Faleci ontem, pelas sete horas da manhã. Com essas brincalhonas palavras Machado de Assis começa a sua crônica de 12 de fevereiro de 1893. Não resisti à tentação de começar a minha crônica com essas mesmas palavras. Dito e feito, comecei.
E o continuar? Machado continua explicando que foi sonho, e como era carnaval, diverte-se narrando divertidamente como eram as festas de Momo naquele tempo.
Não quero repetir Machado, portanto não repetirei que o meu falecimento foi um sonho. Foi morte real, estiquei com as canelas, bati as botas, vesti o meu pijama de madeira, etc., já não pertenço a este mundo. Apenas escrevo no passado, antes de isso acontecer.
Daqui a um ano e tantos dias e quantas horas, ou dez anos, talvez vinte, quem sabe um pouco mais, feliz da vida, como deve acontecer com os bem-aventurados, e embora eu não seja tão bem-aventurado, deixem-me pensar nessa possibilidade, e assim feliz da vida, como deve ser, irei comer grama pela raiz.
Apenas escrevo no passado.
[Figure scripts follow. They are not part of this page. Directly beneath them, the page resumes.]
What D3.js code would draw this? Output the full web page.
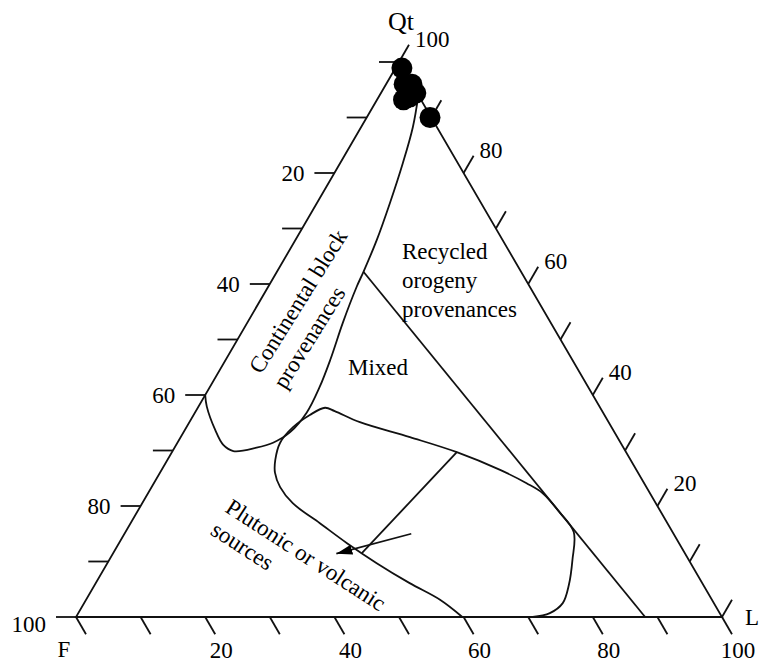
<!DOCTYPE html>
<html>
<head>
<meta charset="utf-8">
<script src="https://cdn.jsdelivr.net/npm/d3@7"></script>
<style>
  html, body { margin: 0; padding: 0; background: #fff; }
  svg { display: block; }
  text { font-family: "Liberation Serif", "Times New Roman", serif; font-size: 23px; fill: #000; }
</style>
</head>
<body>
<svg id="chart" width="766" height="662"></svg>
<script>
// ---------- DATA (percentages: [Qt, F, L]) ----------
const samples = [
  [98.9, 0.1, 1.0],
  [96.0, 1.2, 2.8],
  [96.0, 0.0, 4.0],
  [94.4, 0.2, 5.4],
  [93.2, 2.7, 4.1],
  [93.7, 1.5, 4.8],
  [90.0, 0.2, 9.8]
];

const continentalBoundary = [
  [40.0, 60.0, 0.0], [37.9, 60.8, 1.3], [33.7, 61.6, 4.7], [31.0, 61.7, 7.3],
  [29.9, 60.7, 9.4], [30.5, 56.8, 12.7], [31.4, 53.8, 14.8], [33.3, 50.2, 16.5],
  [36.8, 45.9, 17.3], [41.4, 41.6, 17.0], [46.3, 37.5, 16.2], [53.0, 32.2, 14.8],
  [59.5, 26.8, 13.7], [62.2, 24.4, 13.4], [67.9, 19.5, 12.6], [74.6, 14.1, 11.3],
  [81.8, 8.5, 9.7], [88.3, 3.7, 8.0], [94.0, 0.0, 6.0]
];

const recycledBoundary = [
  [62.2, 24.4, 13.4], [0.0, 11.9, 88.1]
];

// magmatic-arc field outline, starting at its lower-left corner on the F-L side
const arcField = [
  [0.0, 40.2, 59.8], [0.0, 35.0, 65.0], [0.0, 31.5, 68.5], [0.0, 29.3, 70.7],
  [0.7, 26.3, 73.0], [2.5, 23.4, 74.1], [5.8, 20.8, 73.4], [10.3, 18.0, 71.7],
  [15.3, 15.3, 69.4], [18.8, 15.7, 65.5], [22.3, 16.6, 61.1], [24.1, 18.2, 57.7],
  [26.5, 21.1, 52.4], [29.7, 26.2, 44.1], [32.4, 32.1, 35.5], [35.1, 38.5, 26.4],
  [37.1, 41.4, 21.5], [37.7, 42.6, 19.7], [36.4, 45.6, 18.0], [34.2, 49.3, 16.5],
  [31.4, 52.7, 15.9], [28.3, 55.0, 16.7], [26.0, 56.2, 17.8], [23.4, 56.7, 19.9],
  [20.5, 56.2, 23.3], [16.9, 53.8, 29.3], [13.3, 51.4, 35.3], [9.7, 48.6, 41.7],
  [6.1, 45.3, 48.6], [3.1, 42.1, 54.8], [0.0, 40.2, 59.8]
];

const arcDivider = [
  [29.7, 26.2, 44.1], [11.5, 50.0, 38.5]
];

const arrowLine = [
  [15.0, 40.6, 44.4], [11.4, 54.0, 34.6]
];

const tickSteps = [0, 10, 20, 30, 40, 50, 60, 70, 80, 90, 100];
const fLabels = [20, 40, 60, 80, 100];   // left side (F)
const lLabels = [20, 40, 60, 80, 100];   // bottom side (L)
const qtLabels = [20, 40, 60, 80, 100];  // right side (Qt)

// ---------- SCALES ----------
const svg = d3.select("#chart");
const H3 = Math.sqrt(3) / 2;
const x = d3.scaleLinear().domain([0, 1]).range([76, 722]);
const y = d3.scaleLinear().domain([0, H3]).range([617, 62]);

function proj(d) {
  const s = d[0] + d[1] + d[2];
  const q = d[0] / s, l = d[2] / s;
  return [x(l + q / 2), y(q * H3)];
}

const STROKE = "#111";
const SW = 1.8;

const lineLinear = d3.line().x(d => proj(d)[0]).y(d => proj(d)[1]);
const lineCurve = d3.line().x(d => proj(d)[0]).y(d => proj(d)[1]).curve(d3.curveCatmullRom.alpha(0.5));

// ---------- TRIANGLE ----------
svg.append("path")
  .attr("d", lineLinear([[100, 0, 0], [0, 100, 0], [0, 0, 100]]) + "Z")
  .attr("fill", "none").attr("stroke", STROKE).attr("stroke-width", SW)
  .attr("stroke-linejoin", "miter");

// ---------- TICKS ----------
const TL = 20;
const tickG = svg.append("g").attr("stroke", STROKE).attr("stroke-width", SW);
tickSteps.forEach(v => {
  let p = proj([100 - v, v, 0]);
  tickG.append("line").attr("x1", p[0]).attr("y1", p[1]).attr("x2", p[0] - TL).attr("y2", p[1]);
  p = proj([v, 0, 100 - v]);
  tickG.append("line").attr("x1", p[0]).attr("y1", p[1]).attr("x2", p[0] + TL * 0.5).attr("y2", p[1] - TL * H3);
  p = proj([0, 100 - v, v]);
  tickG.append("line").attr("x1", p[0]).attr("y1", p[1]).attr("x2", p[0] + TL * 0.5).attr("y2", p[1] + TL * H3);
});

// ---------- TICK LABELS ----------
fLabels.forEach(v => {
  const p = proj([100 - v, v, 0]);
  svg.append("text").attr("text-anchor", "end")
    .attr("x", p[0] - TL - 10).attr("y", p[1] + 7.5 + (v === 100 ? 7 : 0)).text(v);
});
lLabels.forEach(v => {
  const p = proj([0, 100 - v, v]);
  svg.append("text").attr("text-anchor", "middle")
    .attr("x", p[0] + TL * 0.5 + 6).attr("y", 658).text(v);
});
qtLabels.forEach(v => {
  const p = proj([v, 0, 100 - v]);
  svg.append("text").attr("text-anchor", "start")
    .attr("x", p[0] + TL * 0.5 + 6).attr("y", p[1] - TL * H3 - 5 + 7.5).text(v);
});

// vertex labels
svg.append("text").attr("text-anchor", "middle").attr("x", 401).attr("y", 30)
  .style("font-size", "26px").text("Qt");
svg.append("text").attr("text-anchor", "start").attr("x", 745).attr("y", 625).text("L");
svg.append("text").attr("text-anchor", "middle").attr("x", 64).attr("y", 657).text("F");

// ---------- FIELD BOUNDARIES ----------
svg.append("path").attr("d", lineCurve(continentalBoundary))
  .attr("fill", "none").attr("stroke", STROKE).attr("stroke-width", SW);
svg.append("path").attr("d", lineLinear(recycledBoundary))
  .attr("fill", "none").attr("stroke", STROKE).attr("stroke-width", SW);
svg.append("path").attr("d", lineCurve(arcField))
  .attr("fill", "none").attr("stroke", STROKE).attr("stroke-width", SW)
  .attr("stroke-linejoin", "round");
svg.append("path").attr("d", lineLinear(arcDivider))
  .attr("fill", "none").attr("stroke", STROKE).attr("stroke-width", SW);

// arrow
svg.append("defs").append("marker")
  .attr("id", "ah").attr("viewBox", "0 0 16 10").attr("refX", 16).attr("refY", 5)
  .attr("markerWidth", 16).attr("markerHeight", 10).attr("markerUnits", "userSpaceOnUse")
  .attr("orient", "auto")
  .append("path").attr("d", "M0,0 L16,5 L0,10 Z").attr("fill", "#000");
svg.append("path").attr("d", lineLinear(arrowLine))
  .attr("fill", "none").attr("stroke", STROKE).attr("stroke-width", SW)
  .attr("marker-end", "url(#ah)");

// ---------- REGION LABELS ----------
const rec = svg.append("text").attr("x", 402).attr("y", 259);
["Recycled", "orogeny", "provenances"].forEach((t, i) =>
  rec.append("tspan").attr("x", 402).attr("dy", i === 0 ? 0 : 29).text(t));

svg.append("text").attr("x", 348).attr("y", 375).text("Mixed");

const cont = svg.append("text").attr("transform", "translate(261,375) rotate(-58)");
["Continental block", "provenances"].forEach((t, i) =>
  cont.append("tspan").attr("x", 0).attr("dy", i === 0 ? 0 : 28.6).text(t));

const plu = svg.append("text").attr("transform", "translate(224,511) rotate(33)");
["Plutonic or volcanic", "sources"].forEach((t, i) =>
  plu.append("tspan").attr("x", 0).attr("dy", i === 0 ? 0 : 27).text(t));

// ---------- SAMPLES ----------
svg.append("g").selectAll("circle").data(samples).join("circle")
  .attr("cx", d => proj(d)[0]).attr("cy", d => proj(d)[1])
  .attr("r", 10.5).attr("fill", "#000");
</script>
</body>
</html>
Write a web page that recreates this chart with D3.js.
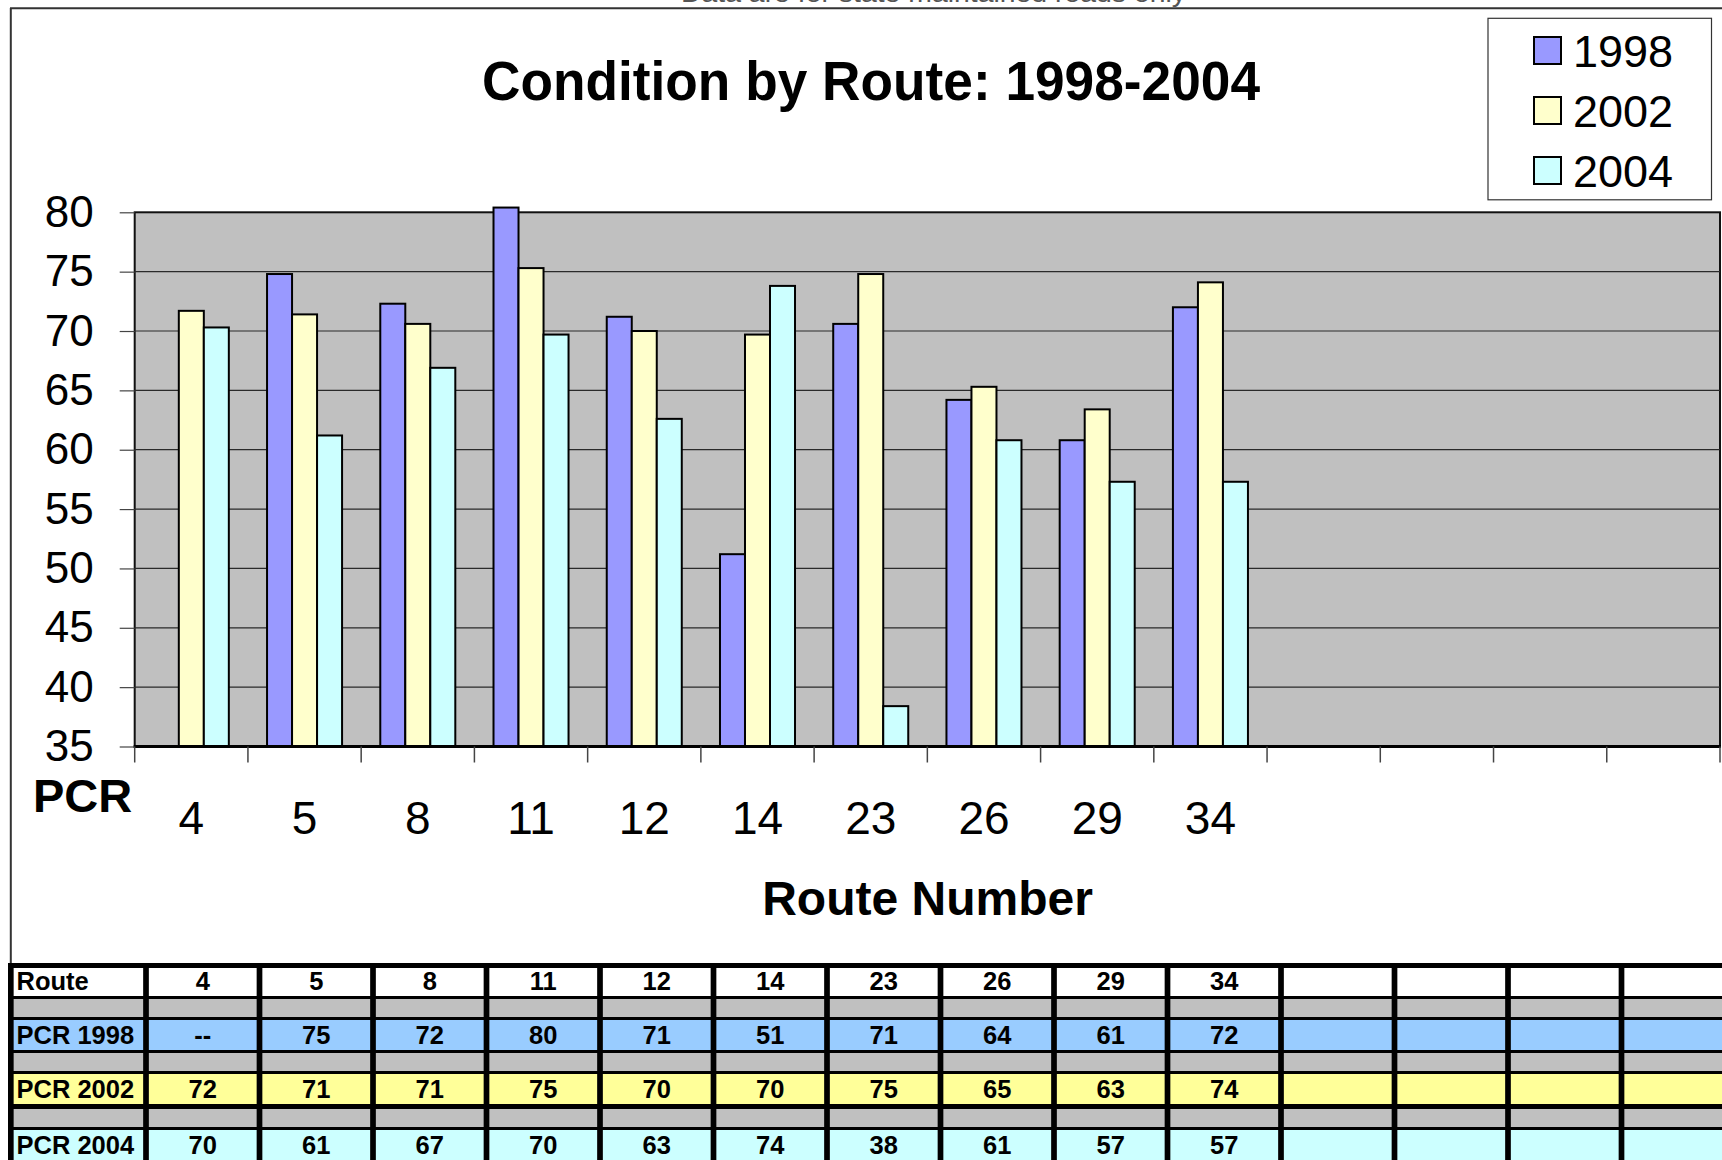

Imagino o dia seguinte, talvez algumas horas após atingir a Bem-Aventurança, quando estarei diante do Bem-Aventurado, vendo a minha imagem glorificada, e não me espantando. Terão terminado todos os espantos.
Li uma croniqueta hoje, uma bela e instigante crônica em suas suficientes quatro linhas. É de Álvaro Moreyra, no seu “As amargas, não...”. Narra nela que São Francisco de Assis tinha um tesouro: um baú com um pedaço de corda, um pouco de trigo e uma pena de passarinho. A corda é a humildade, o trigo era o pão, a pena será a felicidade desta vida voando célere para o céu.
Não precisava de outra imagem para concluir a minha idéia. Não formulei bem minha idéia ainda, mas sei bem qual seja. Faleci ontem de manhã, uma boa hora para se despedir deste mundo maravilhoso – com sua ditas e desditas, mas maravilhoso. E estou às portas do Paraíso. Como disse o apólogo de São Francisco, o vôo é célere.
O narrador da crônica de Machado de Assis também chega ao céu, no sonho lá dele. Encontra na entrada S. Paulo, um encontro de bom alvitre, pois estamos no ano paulino. Machado não estava, mas nós estamos. E S. Paulo, com seus antigos ares de soldado, ordena-lhe que pare. Com que direito entraria no céu?
Também eu sei que não tenho direito nenhum. Depois da morte, essa bobagem com que nos amedrontam, como se fosse um bicho-papão e nós fôssemos criancinhas assustadas, embora o mistério sempre assuste... Depois da morte, que não é o fim, mas uma porta, não há mais tempo. Num átimo, num piscar de olhos, ou antes que pisquem, entramos no âmbito do eterno. Como não tenho direito nenhum, não tenho naturalmente o direito de esperar nada. O que vier é lucro.
O narrador de Machado é despachado por S. Paulo: “ – Adeus, tu és muito falador. O céu é dos grandes silêncios contemplativos.”
Posso ser despachado também à porta do empíreo. Mas por que me desesperar antecipadamente? Não posso mudar a vontade de Deus. Preciso crer que a vontade de Deus é o bem de suas criaturas. Depois, o negócio é calar a boca – porque o céu é dos grandes silêncios contemplativos.